How Guns Helped Secure Civil Rights and Expand Liberty
Firearms played a key role in the Civil Rights Movement.
Yesterday's brutal shootings in San Bernardino, California, have reignited America's long-running debate over guns. Much of that debate is currently focused on violent criminal acts committed with the help of firearms. That focus is understandable in the aftermath of this horrific event. But it's important to remember that firearms routinely serve noble purposes as well. For example, guns played a key role in the Civil Rights Movement and its long campaign to achieve racial equality. To illustrate that point, here are three stories from the Reason archives that discuss the ways in which privately owned guns helped to expand freedom and secure civil rights for countless numbers of black Americans.
[A] vast number of nonviolent civil rights activists either carried arms themselves or were surrounded by others who did, including Rosa Parks, who described her dinner table "covered with guns" at a typical strategy session in her home, and Daisy Bates, "the first lady of Little Rock," who played a pivotal role in the famous battle to integrate her city's Central High School. Thurgood Marshall, who stayed with Bates in 1957 while litigating the Central High case, called her residence "an armed camp." Bates herself packed a .45 automatic pistol.
Indeed, from the time of Frederick Douglass, who called a "good revolver" the "true remedy for the Fugitive Slave Bill," to that of civil rights icon Fannie Lou Hamer, who braved the worst of 20th century Jim Crow and declared, "I keep a shotgun in every corner of my bedroom," armed self-defense has always gone hand in hand with the fight for racial equality in America.
"I'm alive today because of the Second Amendment and the natural right to keep and bear arms," declared John R. Salter Jr., one of the organizers of the famous non-violent sit-ins against segregated lunch counters in Jackson, Mississippi. Writing in 1994, Salter noted that he always "traveled armed" while working as a civil rights organizer in the Deep South. "Like a martyred friend of mine, NAACP staffer Medgar W. Evers, I, too, was on many Klan death lists and I, too, traveled armed: a .38 special Smith and Wesson revolver and a 44/40 Winchester carbine," Salter wrote. "The knowledge that I had these weapons and was willing to use them kept enemies at bay."

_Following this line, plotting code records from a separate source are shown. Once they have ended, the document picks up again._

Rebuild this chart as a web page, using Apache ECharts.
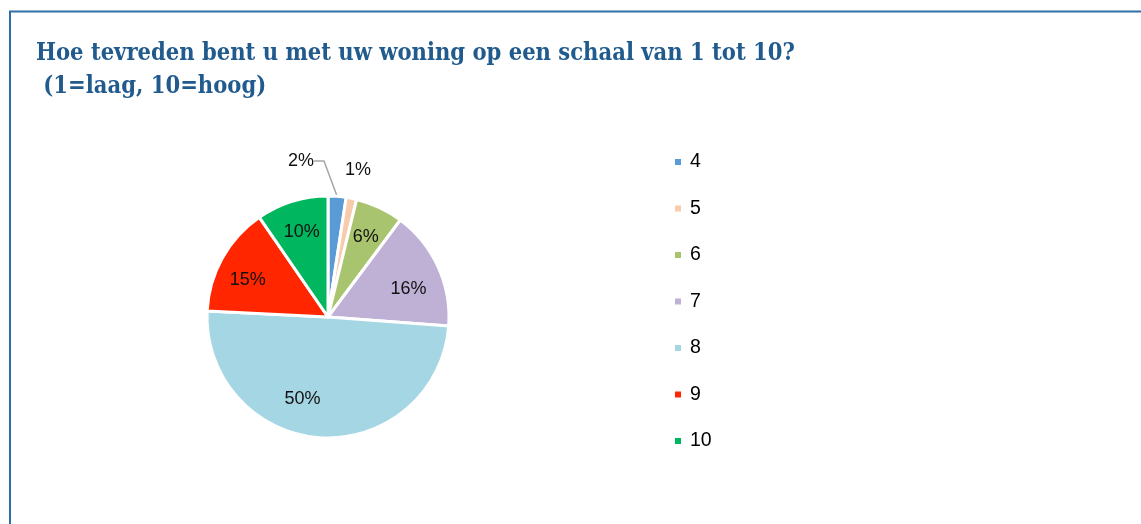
<!DOCTYPE html>
<html>
<head>
<meta charset="utf-8">
<script src="https://cdn.jsdelivr.net/npm/echarts@6/dist/echarts.min.js"></script>
<style>
  html, body { margin: 0; padding: 0; background: #fff; }
  #tevredenheid { width: 1141px; height: 524px; }
</style>
</head>
<body>
<div id="tevredenheid"></div>
<script>
// cijfers 4 t/m 10 (aandeel in %)
var cijfers = ['4', '5', '6', '7', '8', '9', '10'];
var aandeel = [2.4, 1.4, 6.4, 16.0, 49.6, 14.6, 9.6];
var kleuren = ['#5B9BD5', '#F8CBAD', '#A9C46E', '#BFB1D5', '#A5D6E3', '#FF2600', '#00B65E'];

var myChart = echarts.init(document.getElementById('tevredenheid'));

var pieData = [];
var labelData = [];
for (var i = 0; i < cijfers.length; i++) {
    pieData.push({
        name: cijfers[i],
        value: aandeel[i],
        itemStyle: { color: kleuren[i] }
    });
    var item = {
        name: cijfers[i],
        value: aandeel[i]
    };
    // kleine segmenten: label buiten de taart
    if (i === 0) {
        item.label = { position: 'outside' };
        item.labelLine = { show: true };
    }
    if (i === 1) {
        item.label = { position: 'outside' };
        item.labelLine = { show: false };
    }
    labelData.push(item);
}

var option = {
    backgroundColor: '#fff',
    title: {
        text: 'Hoe tevreden bent u met uw woning op een schaal van 1 tot 10?\n (1=laag, 10=hoog)',
        left: 31,
        top: 32,
        textStyle: {
            fontFamily: 'DejaVu Serif Condensed',
            fontWeight: 'bold',
            fontSize: 23.5,
            lineHeight: 33,
            color: '#215A8D'
        }
    },
    graphic: [{
        type: 'rect',
        shape: { x: 10, y: 11.5, width: 1200, height: 600 },
        style: { fill: 'none', stroke: '#2F6EA6', lineWidth: 2 }
    }],
    legend: {
        orient: 'vertical',
        left: 673,
        top: 152,
        padding: 0,
        itemWidth: 8,
        itemHeight: 8,
        itemGap: 26.5,
        icon: 'rect',
        data: cijfers,
        textStyle: {
            fontFamily: 'Liberation Sans',
            fontSize: 19.5,
            lineHeight: 20,
            padding: [0, 0, 0, 3],
            color: '#000'
        }
    },
    series: [{
        // de taart zelf
        type: 'pie',
        center: [328, 317],
        radius: 121,
        startAngle: 90,
        clockwise: true,
        animation: false,
        itemStyle: { borderColor: '#fff', borderWidth: 3 },
        label: { show: false },
        labelLine: { show: false },
        data: pieData
    }, {
        // alleen de percentages, iets verder naar buiten
        type: 'pie',
        center: [328, 317],
        radius: [50, 121],
        startAngle: 90,
        clockwise: true,
        animation: false,
        silent: true,
        itemStyle: { color: 'transparent', borderWidth: 0 },
        label: {
            show: true,
            position: 'inside',
            formatter: function (p) { return Math.round(p.value) + '%'; },
            fontFamily: 'Liberation Sans',
            fontSize: 18,
            color: '#111'
        },
        labelLine: {
            length: 8,
            length2: 10,
            lineStyle: { color: '#A6A6A6', width: 1.5 }
        },
        labelLayout: function (p) {
            if (p.dataIndex === 0) {
                return { x: 314, y: 161, align: 'right', verticalAlign: 'middle' };
            }
            if (p.dataIndex === 1) {
                return { x: 345, y: 170, align: 'left', verticalAlign: 'middle' };
            }
            if (p.dataIndex === 3) {
                return { dy: 9 };
            }
            if (p.dataIndex === 4) {
                return { dx: -20, dy: -6 };
            }
            if (p.dataIndex === 5) {
                return { dx: -3, dy: 6 };
            }
        },
        data: labelData
    }]
};

myChart.setOption(option);
</script>
</body>
</html>
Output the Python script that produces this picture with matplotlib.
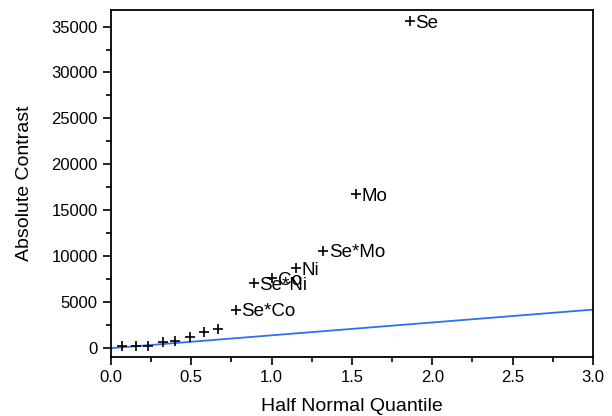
import matplotlib
matplotlib.use('Agg')
import matplotlib.pyplot as plt
from matplotlib.ticker import MultipleLocator

plt.rcParams['font.family'] = ['Liberation Sans', 'DejaVu Sans']

# unlabeled effects
small_q = [0.070, 0.157, 0.234, 0.322, 0.400, 0.491, 0.578, 0.669]
small_c = [250, 250, 250, 690, 830, 1260, 1740, 2090]

# labeled effects
names = ['Se*Co', 'Se*Ni', 'Co', 'Ni', 'Se*Mo', 'Mo', 'Se']
big_q = [0.778, 0.888, 1.006, 1.151, 1.321, 1.528, 1.859]
big_c = [4170, 7070, 7620, 8700, 10620, 16770, 35610]

# reference line
line_q = [0.0, 3.0]
line_c = [0, 4200]

fig = plt.figure(figsize=(6.12, 4.16), dpi=100)
ax = fig.add_axes([0.181, 0.142, 0.788, 0.834])

ax.plot(line_q, line_c, color='#2f6ff0', lw=1.3, zorder=1)
ax.plot(small_q + big_q, small_c + big_c, ls='none', marker='+',
        color='black', ms=6.5, mew=1.2, zorder=2)
for q, c, n in zip(big_q, big_c, names):
    ax.annotate(n, (q, c), xytext=(4, -1.5), textcoords='offset points',
                va='center', ha='left', fontsize=13.5)

ax.set_xlim(0, 3)
ax.set_ylim(-950, 36800)
ax.xaxis.set_major_locator(MultipleLocator(0.5))
ax.xaxis.set_minor_locator(MultipleLocator(0.25))
ax.yaxis.set_major_locator(MultipleLocator(5000))
ax.yaxis.set_minor_locator(MultipleLocator(2500))
ax.xaxis.set_major_formatter(plt.FuncFormatter(lambda v, p: f'{v:.1f}'))
ax.tick_params(which='major', direction='out', length=6, width=1.2, labelsize=12)
ax.tick_params(which='minor', direction='out', length=3.5, width=1.2)
for s in ax.spines.values():
    s.set_linewidth(1.3)

ax.set_xlabel('Half Normal Quantile', fontsize=14, labelpad=9)
ax.set_ylabel('Absolute Contrast', fontsize=14, labelpad=13)

fig.savefig('out.png', dpi=100)
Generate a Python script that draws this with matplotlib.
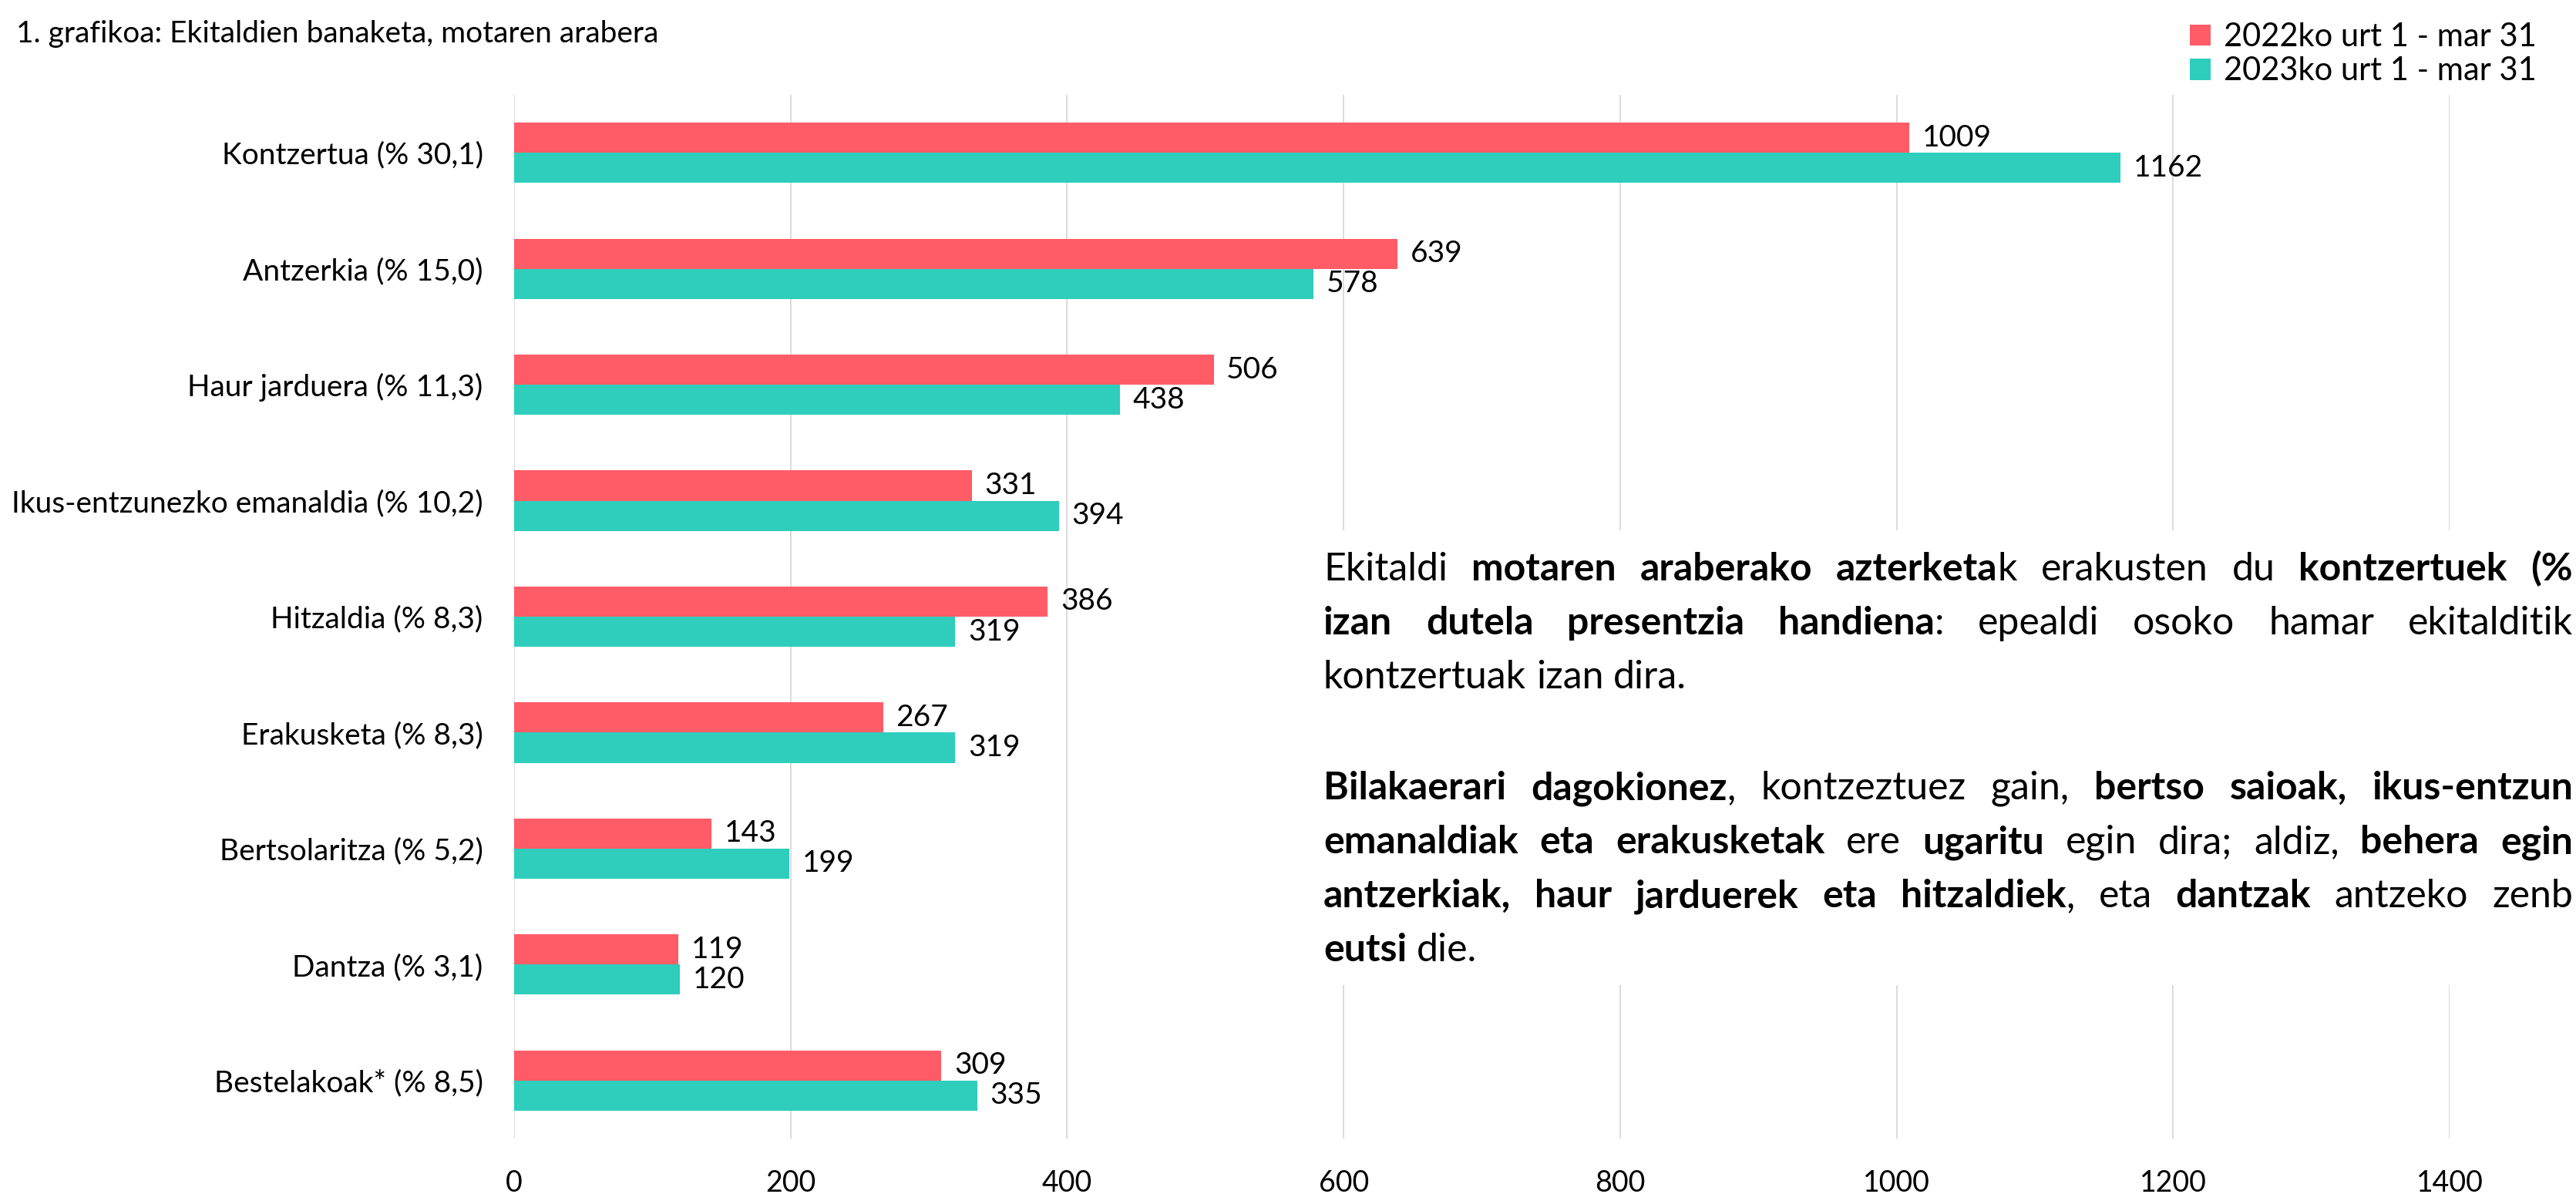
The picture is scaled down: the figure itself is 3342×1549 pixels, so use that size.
import matplotlib
matplotlib.use('Agg')
import matplotlib.pyplot as plt
from matplotlib.patches import Rectangle
import numpy as np

categories = ["Kontzertua (% 30,1)", "Antzerkia (% 15,0)", "Haur jarduera (% 11,3)",
              "Ikus-entzunezko emanaldia (% 10,2)", "Hitzaldia (% 8,3)", "Erakusketa (% 8,3)",
              "Bertsolaritza (% 5,2)", "Dantza (% 3,1)", "Bestelakoak* (% 8,5)"]
v2022 = [1009, 639, 506, 331, 386, 267, 143, 119, 309]
v2023 = [1162, 578, 438, 394, 319, 319, 199, 120, 335]
series = ["2022ko urt 1 - mar 31", "2023ko urt 1 - mar 31"]
xticks = [0, 200, 400, 600, 800, 1000, 1200, 1400]
title = "1. grafikoa: Ekitaldien banaketa, motaren arabera"

# testua: lerro bakoitza hitzen zerrenda, hitz bakoitza (zatia, lodia) zatiekin
para_lines = [
    [[("Ekitaldi", 0)], [("motaren", 1)], [("araberako", 1)], [("azterketa", 1), ("k", 0)],
     [("erakusten", 0)], [("du", 0)], [("kontzertuek", 1)], [("(%", 1)]],
    [[("izan", 1)], [("dutela", 1)], [("presentzia", 1)], [("handiena", 1), (":", 0)],
     [("epealdi", 0)], [("osoko", 0)], [("hamar", 0)], [("ekitalditik", 0)]],
    [[("kontzertuak", 0)], [("izan", 0)], [("dira.", 0)]],
    [[("Bilakaerari", 1)], [("dagokionez", 1), (",", 0)], [("kontzeztuez", 0)], [("gain,", 0)],
     [("bertso", 1)], [("saioak,", 1)], [("ikus-entzun", 1)]],
    [[("emanaldiak", 1)], [("eta", 1)], [("erakusketak", 1)], [("ere", 0)], [("ugaritu", 1)],
     [("egin", 0)], [("dira;", 0)], [("aldiz,", 0)], [("behera", 1)], [("egin", 1)]],
    [[("antzerkiak,", 1)], [("haur", 1)], [("jarduerek", 1)], [("eta", 1)], [("hitzaldiek", 1), (",", 0)],
     [("eta", 0)], [("dantzak", 1)], [("antzeko", 0)], [("zenb", 0)]],
    [[("eutsi", 1)], [("die.", 0)]],
]
justified = [True, True, False, True, True, True, False]
baselines = [753, 823, 893, 1037, 1107, 1177, 1247]

colors = ['#FF5C67', '#2ECDBC']
plt.rcParams['font.family'] = ['Lato', 'DejaVu Sans']

W, H = 3342, 1549
fig = plt.figure(figsize=(W / 100, H / 100), dpi=100)
ax = fig.add_axes([667 / W, 72 / H, (3178 - 667) / W, (1477 - 123) / H])

y = np.arange(len(categories))
h = 0.26
b1 = ax.barh(y - h / 2, v2022, height=h, color=colors[0], label=series[0])
b2 = ax.barh(y + h / 2, v2023, height=h, color=colors[1], label=series[1])
ax.set_ylim(len(categories) - 0.5, -0.5)
ax.set_xlim(0, 1400)
ax.set_xticks(xticks)
ax.set_yticks(y, categories)
ax.grid(axis='x', color='#D9D9D9', lw=1.3)
ax.set_axisbelow(True)
for s in ax.spines.values():
    s.set_visible(False)
ax.tick_params(axis='y', length=0, labelsize=28, pad=29)
ax.tick_params(axis='x', length=0, labelsize=27, pad=29)
for b in (b1, b2):
    ax.bar_label(b, padding=12, fontsize=28)

fig.text(21 / W, 1 - 55 / H, title, fontsize=28, va='baseline')

fig.legend(handles=[b1, b2], labels=series, loc='upper right', bbox_to_anchor=(3320 / W, 1.0),
           frameon=False, fontsize=30, handlelength=0.65, handleheight=0.65,
           handletextpad=0.4, labelspacing=0.15, borderaxespad=0.3)

# testu koadroaren atzealde zuria
fig.patches.append(Rectangle((1712 / W, 1 - 1278 / H), (W - 1712) / W, (1278 - 688) / H,
                             transform=fig.transFigure, facecolor='white', edgecolor='none', zorder=1))

fs = 36
renderer = fig.canvas.get_renderer()


def twidth(s, bold):
    t = fig.text(0, 0, s, fontsize=fs, fontweight='bold' if bold else 'normal')
    w = t.get_window_extent(renderer).width
    t.remove()
    return w


space = twidth("a a", 0) - twidth("aa", 0)
x0, x1 = 1717, W - 4
for words, just, bl in zip(para_lines, justified, baselines):
    wws = [sum(twidth(c, b) for c, b in wd) for wd in words]
    if just:
        gap = (x1 - x0 - sum(wws)) / (len(words) - 1)
    else:
        gap = space
    x = x0
    for wd, ww in zip(words, wws):
        cx = x
        for c, b in wd:
            fig.text(cx / W, 1 - bl / H, c, fontsize=fs, fontweight='bold' if b else 'normal',
                     va='baseline', zorder=2)
            cx += twidth(c, b)
        x += ww + gap

fig.savefig('out.png', dpi=100)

Mississippi doctor, entrepreneur, and civil rights activist T.R.M. Howard saw no reason to separate the struggle for racial equality from the case for armed self-defense. A founder of the pioneering Regional Council of Negro Leadership and a longtime ally of the NAACP, Howard acted as unofficial head of security during the highly publicized murder trial that followed the death of Emmett Till—a 14-year-old African American savagely murdered in 1955 for whistling at a white woman. Among other duties, Howard transported Till's grieving mother, Ebony reporter Clyde Murdock, Rep. Charles Diggs (D-Mich.), and others who gathered to observe the trial to and from the courthouse each day in a heavily-armed caravan. Back at his large, lavishly provisioned home, Howard slept with a Thompson submachine gun at the foot of his bed. Like [Frederick] Douglass before him, Howard understood all too well the deep ties between the white supremacist regime and a disarmed black populace.